どれだけ慎重に計画しても、ブランディングの失敗は起こりうるものです。重要なのは、危機が発生した際に適切に対応できる準備があるかどうかです。

効果的な危機管理のために:

  • 批判や失敗に対する対応プランを事前に策定する
  • 謝罪が必要な場合は、迅速かつ誠実に行う
  • 問題の根本原因を特定し、再発防止策を講じる
  • 透明性を持って対応し、学んだ教訓を共有する

5. まとめ:ブランド構築における失敗からの学び

ブランディングの失敗事例は、成功事例と同様に、あるいはそれ以上に価値ある教訓を提供します。
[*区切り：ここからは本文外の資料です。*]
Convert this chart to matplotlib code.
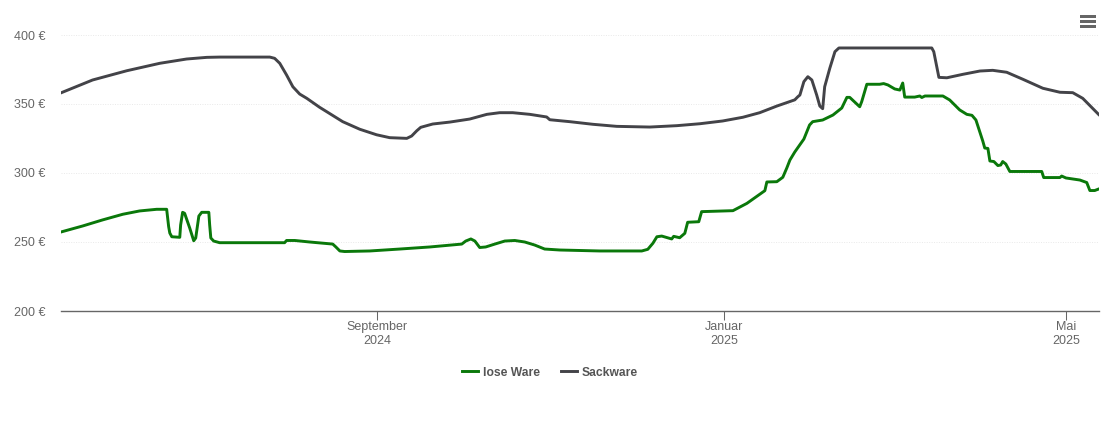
#!/usr/bin/env python3
"""Heating oil price history, loose delivery vs. bagged."""
import matplotlib
matplotlib.use("Agg")
import matplotlib.dates as mdates
import matplotlib.pyplot as plt
from matplotlib.lines import Line2D
from matplotlib.patches import Rectangle
import numpy as np

START_DATE = "2024-05-13"

# days since START_DATE, price in euro
LOSE_DAYS = [
    0, 7.7, 14.7, 21.8, 27.7, 33.7, 37.2, 37.9, 38.3, 39, 41.8, 42.1, 42.8, 43.5,
    45.3, 46.7, 47.4, 48.5, 49.5, 52, 52.3, 52.7, 53.7, 55.8, 78.6, 79.3, 82.2,
    87.4, 95.5, 96.6, 98, 99.7, 108.5, 119, 129.6, 140.8, 142.2, 144, 145.4, 147.1,
    149.2, 152.4, 155.9, 159.4, 162.9, 166.4, 169.9, 175.2, 189.2, 204, 206.1,
    207.9, 209.3, 211, 214.5, 215.2, 217.3, 219.1, 220.1, 224, 225, 236, 240.9,
    247.2, 247.9, 251.4, 253.5, 254.9, 256, 257.7, 260.9, 262.9, 264, 267.5, 271.1,
    274.2, 276, 277, 280.5, 281.2, 283, 287.5, 288.9, 290.4, 292.8, 294.6, 295.6,
    296.3, 299.8, 301.6, 302.3, 303.4, 309.7, 312.1, 315.6, 318.1, 319.9, 321.3,
    323.7, 324.4, 325.5, 326.2, 327.6, 329, 330, 330.7, 331.8, 333.2, 344.4, 345.1,
    350.8, 351.4, 352.9, 357.8, 360.2, 361.3, 363, 364.4,
]
LOSE_EUR = [
    257.2, 261.6, 266, 270.1, 272.5, 273.7, 273.7, 261.1, 256.5, 253.8, 253.4,
    262.3, 271.5, 270.8, 260.1, 250.9, 252.9, 268.8, 271.5, 271.5, 262.3, 252.9,
    250.7, 249.5, 249.5, 251.1, 251.1, 250, 248.5, 246.4, 243.5, 243.1, 243.5,
    244.9, 246.4, 248.5, 250.7, 252.2, 250.7, 246, 246.4, 248.5, 250.7, 251.1, 250,
    247.8, 244.9, 244.2, 243.5, 243.5, 244.7, 249.1, 253.8, 254.3, 252.2, 254.1,
    253.1, 256.3, 264.3, 264.7, 272, 272.7, 278, 287.2, 293.5, 293.7, 296.9, 303.6,
    309.4, 315.2, 324.6, 334.8, 337.2, 338.4, 342, 347.1, 354.8, 354.8, 348, 351.7,
    364.3, 364.3, 364.8, 363.8, 360.9, 360.1, 365.2, 355, 355, 355.8, 354.7, 355.8,
    355.8, 352.9, 345.7, 342.5, 341.8, 338.4, 323.2, 318.1, 317.8, 308.7, 308.3,
    305.4, 305.8, 308.3, 306.5, 301.1, 301.1, 296.7, 296.7, 297.8, 296.4, 294.9,
    293.1, 287.3, 287.3, 288.4,
]
SACK_DAYS = [
    0, 11.2, 23.2, 34.8, 44.2, 51.3, 55.8, 73.4, 75.1, 76.9, 79.3, 81.5, 83.9, 86.4,
    90.9, 93.4, 99, 105, 110.9, 115.5, 121.5, 123.2, 125, 126.4, 130.6, 136.6, 143.6,
    149.6, 154.1, 158.7, 164.7, 170.6, 171.7, 178.7, 186.8, 195.2, 206.8, 216.3,
    224.4, 232.4, 239.5, 245.4, 251.4, 257.7, 258.8, 259.5, 260.9, 262.3, 263.7,
    265.4, 266.5, 267.5, 268.2, 270, 271.8, 273.2, 305.8, 306.5, 308.3, 311.1, 316.7,
    322.7, 327.2, 332.1, 337.8, 344.8, 350.8, 355.3, 358.8, 364.4,
]
SACK_EUR = [
    358, 367.4, 374.1, 379.5, 382.6, 383.8, 384, 384, 383.1, 379.5, 371, 362.5, 357.2,
    354.1, 347.6, 344.4, 337.2, 331.7, 327.7, 325.6, 325.1, 326.8, 330.6, 333.1, 335.5,
    336.9, 339.1, 342.5, 343.7, 343.7, 342.5, 340.6, 338.6, 337.2, 335.3, 333.8, 333.3,
    334.3, 335.7, 337.7, 340.4, 343.7, 348.5, 353, 355.3, 356.5, 366.2, 369.8, 367.4,
    356.5, 348.5, 346.6, 362.5, 375.9, 387.9, 390.6, 390.6, 387.9, 369.3, 369, 371.5,
    373.9, 374.4, 373, 367.9, 361.4, 358.5, 358.2, 354.1, 342.4,
]

Y_TICKS = [200, 250, 300, 350, 400]
X_TICK_DATES = ["2024-09-01", "2025-01-01", "2025-05-01"]
X_TICK_LABELS = ["September\n2024", "Januar\n2025", "Mai\n2025"]
LAST_DAY = 364.4

GREEN = "#0a780a"
DARK = "#434348"
AXIS = "#666666"
GRID = "#e9e9e9"
W, H = 1110, 422

plt.rcParams["font.family"] = ["Liberation Sans", "DejaVu Sans"]


def main():
    fig = plt.figure(figsize=(W / 100, H / 100), dpi=100, facecolor="white")
    ax = fig.add_axes([60.7 / W, (H - 311) / H, 1038 / W, 276 / H])

    t0 = mdates.date2num(np.datetime64(START_DATE))
    ax.plot(t0 + np.array(LOSE_DAYS), LOSE_EUR, color=GREEN, lw=2.1,
            solid_joinstyle="round", zorder=3)
    ax.plot(t0 + np.array(SACK_DAYS), SACK_EUR, color=DARK, lw=2.1,
            solid_joinstyle="round", zorder=3)

    ax.set_xlim(t0, t0 + LAST_DAY)
    ax.set_ylim(200, 400)
    ax.set_yticks(Y_TICKS)
    ax.set_yticklabels([f"{v} €" for v in Y_TICKS])
    ax.set_xticks([mdates.date2num(np.datetime64(d)) for d in X_TICK_DATES])
    ax.set_xticklabels(X_TICK_LABELS, linespacing=1.22)

    ax.tick_params(axis="y", length=0, pad=11, labelsize=9, labelcolor=AXIS)
    ax.tick_params(axis="x", length=6.5, width=0.75, color=AXIS, pad=0.6,
                   labelsize=9, labelcolor=AXIS)
    ax.grid(axis="y", color=GRID, lw=0.7, ls=(0, (1, 1.5)), zorder=0)
    ax.set_axisbelow(True)

    for name, spine in ax.spines.items():
        spine.set_visible(name == "bottom")
    ax.spines["bottom"].set_color(AXIS)
    ax.spines["bottom"].set_linewidth(1.0)

    handles = [
        Line2D([], [], color=GREEN, lw=2.1, label="lose Ware"),
        Line2D([], [], color=DARK, lw=2.1, label="Sackware"),
    ]
    fig.legend(handles=handles, loc="center", ncol=2, frameon=False,
               bbox_to_anchor=(550 / W, (H - 372.5) / H),
               handlelength=1.3, handletextpad=0.42, columnspacing=1.75,
               labelcolor="#555555", prop={"weight": "bold", "size": 8.7})

    # burger menu top right
    for y in (15, 20, 25):
        fig.add_artist(Rectangle((1080 / W, (H - y - 2.7) / H), 16 / W, 2.7 / H,
                                 transform=fig.transFigure, color="#666666", lw=0))

    fig.savefig("out.png", dpi=100, facecolor="white")
    plt.close(fig)


if __name__ == "__main__":
    main()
本記事で紹介した事例からは、以下の重要なポイントが浮かび上がります:

  1. 顧客との感情的つながりを理解する: ロゴやパッケージなどのブランド要素は、単なるデザインではなく、顧客との感情的つながりを形成する重要な接点です。
  2. 変更には十分な理由と準備が必要: ブランド要素の変更は、明確な理由と戦略的アプローチ、そして顧客とのコミュニケーションが不可欠です。
  3. 文化的文脈を尊重する: グローバル展開する企業は、それぞれの市場の文化的価値観と感度を理解し、敬意を払う必要があります。
  4. 社会的関与は真正性が鍵: 社会的課題に関わる場合は、表面的な利用ではなく、真の理解と貢献が重要です。
  5. 危機への準備と誠実な対応: 批判や失敗が生じた場合に備え、迅速かつ誠実に対応できる準備が必要です。

ブランディングは長期的な関係構築のプロセスであり、一度の失敗が長年の努力を台無しにすることもあれば、適切な対応によって信頼を回復し、むしろ関係を強化する機会になることもあります。失敗を恐れるあまり革新を避けるのではなく、過去の教訓を活かし、慎重かつ戦略的にブランドを進化させていくことが重要です。

Vol.1の成功事例と合わせて、これらの教訓を自社のブランディング戦略に取り入れることで、より強固で持続可能なブランドの構築につながるでしょう。